A detailed description of this format is available in the appendix. There is also a description online, which will be updated as necessary at mandoku-format-en
Where exactly this line should be drawn is also up to the user, of course, and the text format used here does provide for simple annotations.
When I first arrived at the CBETA (Chinese Buddhist Electronic Text Association) project, everything was done using a plain text format. Over time, I injected a certain amount of XML into the workflow. However, there are still widely used plain text renditions in circulation, published from the XML source of the texts by automated scripts.
"repository" is used here in the specific technical sense of a folder on a computer, the content of which is subject to a version control system.
git belongs to the category of version control software used widely by software developers. There are many introductions to git, but they are mostly geared towards programmers. A useful starting point for more information about how to use git is git-docu .
There is yet another form of branch names, which is specific to the Buddhist texts derived from the Taishō edition. Since this edition reports other textual witnesses in text-critical footnotes, these have been used to reconstitute the texts in separate branches.
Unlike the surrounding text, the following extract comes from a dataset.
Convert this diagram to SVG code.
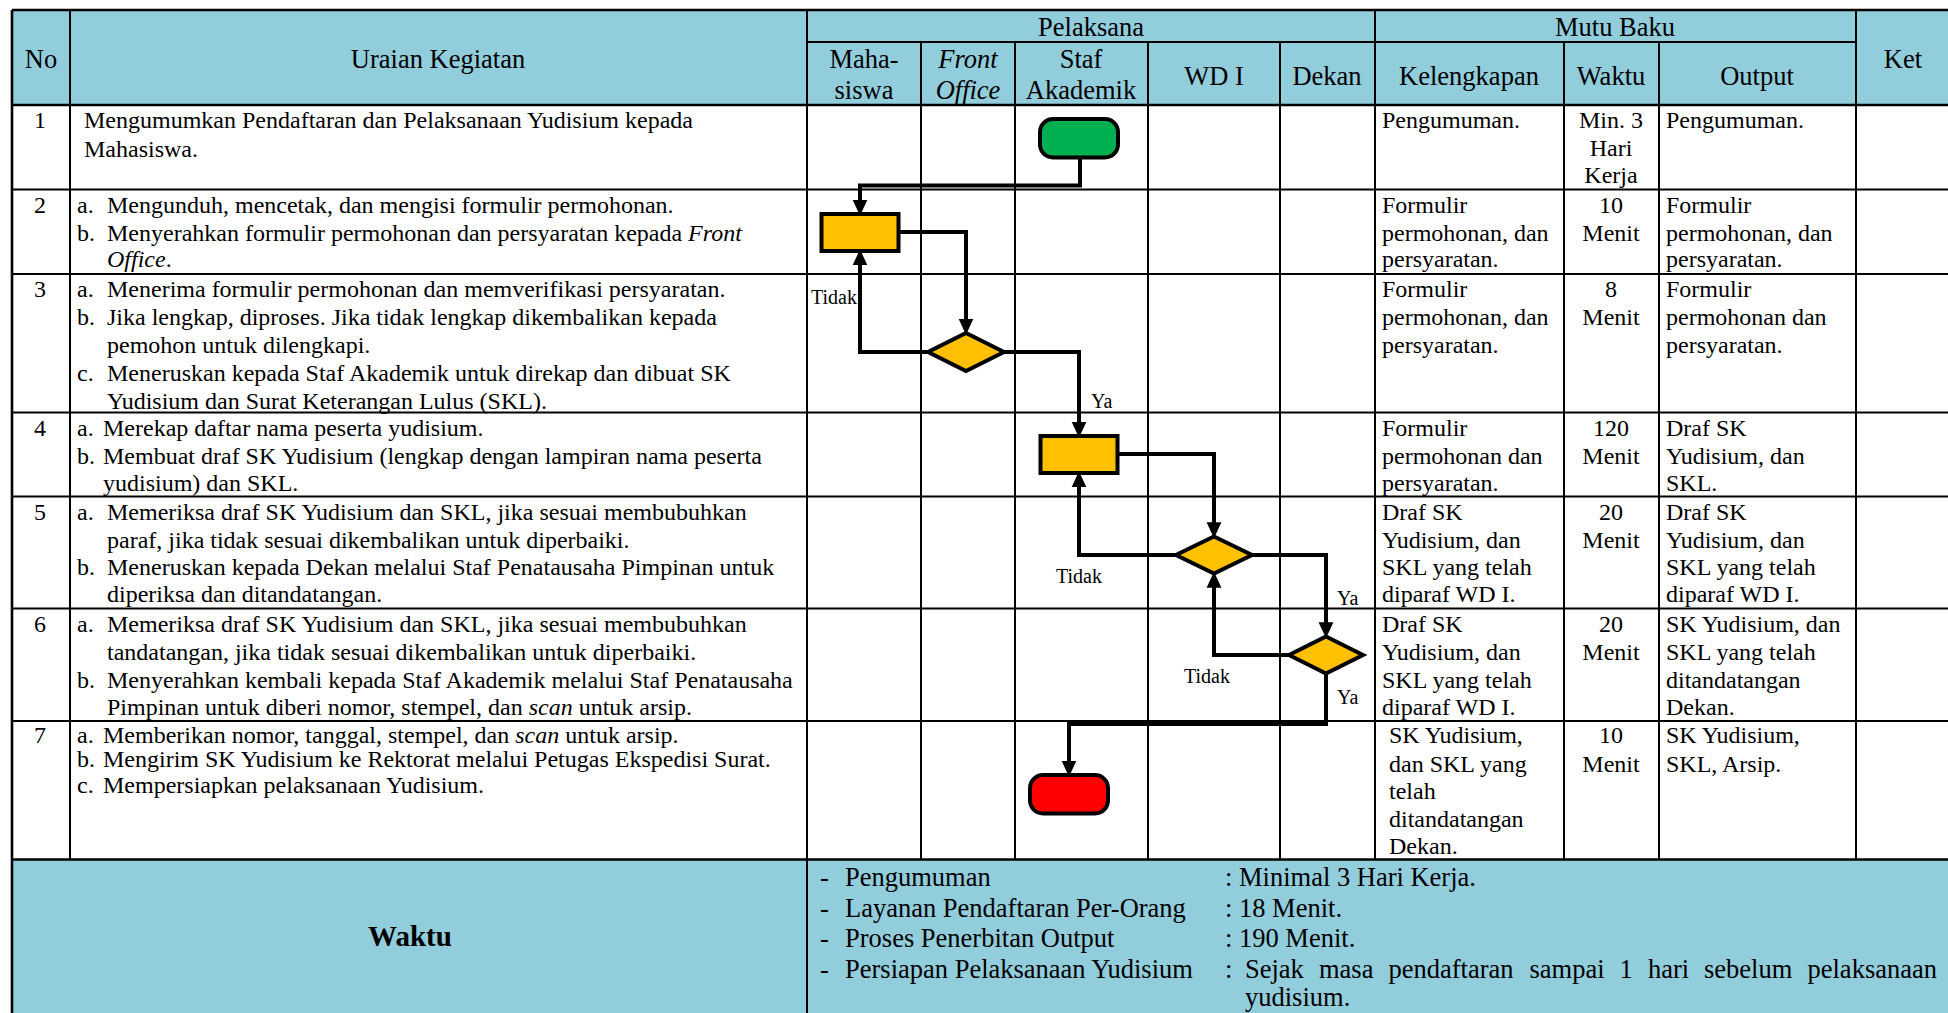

It has not yet been possible to actually tie them to the original text witnesses here, however, so the naming of the branches reflects this indirect way of constituting the text: T@SONG or 大→宋 are both ways to indicate a so-called Song edition (there are in fact several, but the Taishō editors grouped them together into one), without actually having a reference to the source available. It is of course hoped that some day these stop-gap measures can be replaced with references to the actual witnesses of these editions.